The “Lullaby Project,” initially created by Carnegie Hall Weill Music Institute, pairs musicians with parents experiencing housing insecurity to compose a personalized lullaby. The Oregon Symphony has been participating in the project since 2018, in partnership with the Portland Homeless Family Solutions.
This year Nick, a father of 4, became the program’s first-ever father to take part in the Lullaby Project. In a emotional and heartwarming video, he could be seen wiping his tears as he sits with his children to listen to his lullaby for the very first time. Oregon Symphony creative chair Gabriel Kahane worked with Nick from conception to completion. Kahane says the lullaby, called “My Beautiful Saviors” was inspired by the words Nick used to describe his children.
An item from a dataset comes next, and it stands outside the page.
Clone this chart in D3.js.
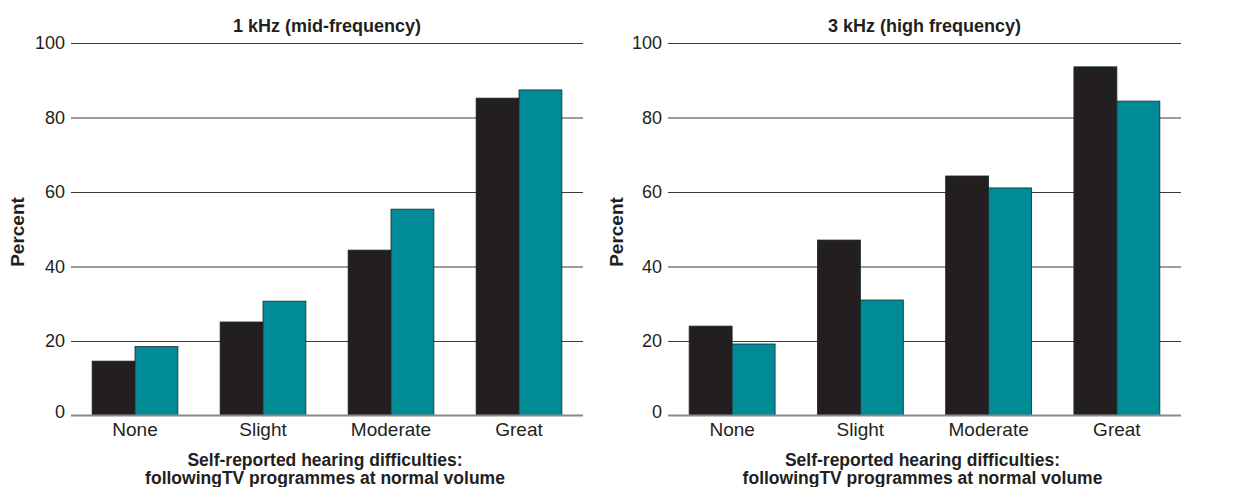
<!DOCTYPE html>
<html>
<head>
<meta charset="utf-8">
<script src="https://cdn.jsdelivr.net/npm/d3@7"></script>
<style>
  html, body { margin: 0; padding: 0; background: #fff; }
  svg { display: block; font-family: "Liberation Sans", Arial, Helvetica, sans-serif; }
</style>
</head>
<body>
<svg id="chart" width="1236" height="487"></svg>
<script>
// ---- data ----
const categories = ["None", "Slight", "Moderate", "Great"];
const seriesNames = ["Series A", "Series B"];
const midFreqA = [14.6, 25.1, 44.4, 85.2];
const midFreqB = [18.5, 30.7, 55.4, 87.4];
const highFreqA = [24.0, 47.1, 64.3, 93.6];
const highFreqB = [19.2, 31.0, 61.1, 84.4];
const yTicks = [0, 20, 40, 60, 80, 100];
const panelTitles = ["1 kHz (mid-frequency)", "3 kHz (high frequency)"];
const xTitleLines = ["Self-reported hearing difficulties:", "followingTV programmes at normal volume"];
const yTitle = "Percent";

const colors = ["#231f20", "#008b96"];

const svg = d3.select("#chart");

const panels = [
  { title: panelTitles[0], a: midFreqA, b: midFreqB, x0: 71, x1: 583, yLabelX: 18 },
  { title: panelTitles[1], a: highFreqA, b: highFreqB, x0: 668, x1: 1181, yLabelX: 617 }
];

const y = d3.scaleLinear().domain([0, 100]).range([415.5, 43]);

panels.forEach(p => {
  const g = svg.append("g");
  const x = d3.scaleBand().domain(categories).range([p.x0, p.x1])
    .paddingInner(0.33).paddingOuter(0.165);
  const xs = d3.scaleBand().domain(seriesNames).range([0, x.bandwidth()]);

  // gridlines
  const yAxis = d3.axisLeft(y).tickValues(yTicks.filter(t => t > 0))
    .tickSize(-(p.x1 - p.x0)).tickPadding(6).tickFormat(d3.format("d"));
  const ga = g.append("g").attr("transform", `translate(${p.x0},0)`).call(yAxis);
  ga.select(".domain").remove();
  ga.selectAll(".tick line").attr("stroke", "#3a3a3a").attr("stroke-width", 1.2);
  ga.selectAll(".tick text").attr("font-size", 18).attr("fill", "#231f20");

  // zero tick label
  const zeroAxis = d3.axisLeft(y).tickValues([0]).tickSize(0).tickPadding(6);
  const gz = g.append("g").attr("transform", `translate(${p.x0},0)`).call(zeroAxis);
  gz.select(".domain").remove();
  gz.selectAll(".tick text").attr("font-size", 18).attr("fill", "#231f20").attr("dy", "0.1em");

  // bars
  const rows = categories.map((c, i) => ({ cat: c, vals: [p.a[i], p.b[i]] }));
  const grp = g.selectAll(".grp").data(rows).join("g")
    .attr("transform", d => `translate(${x(d.cat)},0)`);
  grp.selectAll("rect").data(d => d.vals.map((v, j) => ({ v, s: seriesNames[j], j })))
    .join("rect")
    .attr("x", d => xs(d.s))
    .attr("width", xs.bandwidth())
    .attr("y", d => y(d.v))
    .attr("height", d => y(0) - y(d.v))
    .attr("fill", d => colors[d.j])
    .attr("stroke", "#1a2a2a")
    .attr("stroke-width", 0.8);

  // baseline
  const xAxis = d3.axisBottom(x).tickSize(0).tickPadding(7);
  const gx = g.append("g").attr("transform", `translate(0,${y(0)})`).call(xAxis);
  gx.select(".domain").attr("stroke", "#8a8a8a").attr("stroke-width", 2)
    .attr("d", `M${p.x0},0H${p.x1}`);
  gx.selectAll(".tick text").attr("font-size", 19).attr("fill", "#231f20");

  // title
  const cx = (p.x0 + p.x1) / 2;
  g.append("text").attr("x", cx).attr("y", 32).attr("text-anchor", "middle")
    .attr("font-size", 18).attr("font-weight", "bold").attr("fill", "#231f20")
    .text(p.title);

  // x axis title
  xTitleLines.forEach((t, i) => {
    g.append("text").attr("x", cx - 2).attr("y", 466 + i * 18).attr("text-anchor", "middle")
      .attr("font-size", 17.5).attr("font-weight", "bold").attr("fill", "#231f20")
      .text(t);
  });

  // y axis title
  g.append("text")
    .attr("transform", `translate(${p.yLabelX + 6},${232}) rotate(-90)`)
    .attr("text-anchor", "middle")
    .attr("font-size", 19).attr("font-weight", "bold").attr("fill", "#231f20")
    .text(yTitle);
});
</script>
</body>
</html>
From the writing of the lyrics to selecting the type of instruments– the Lullaby project is truly a collaboration effort. The process is broken down into four sessions: creative, recording, sharing and celebration. In the creative session parents write a personal letter to their kids, which the singer/songwriter than uses to help craft the lyrics. The process usually takes about a day. A lullaby is typically finished and recorded about a month after the creative session.
“There’s something really particular about watching someone with whom you’ve made something and having made something with whom I probably would’ve never met in my everyday life.. That’s moving in a different way,” Kahane said. “It’s less about me as a creator conveying something to an audience where I want people to think about this or that idea… it’s a more of a direct sense of having changed someone.”
Due to COVID-19, the sharing of Nick’s lullaby had to be done from a distance. Regardless of the circumstances, Kahane, who is also a father, says being able to share the final product with Nick and his kids was still “incredibly moving.”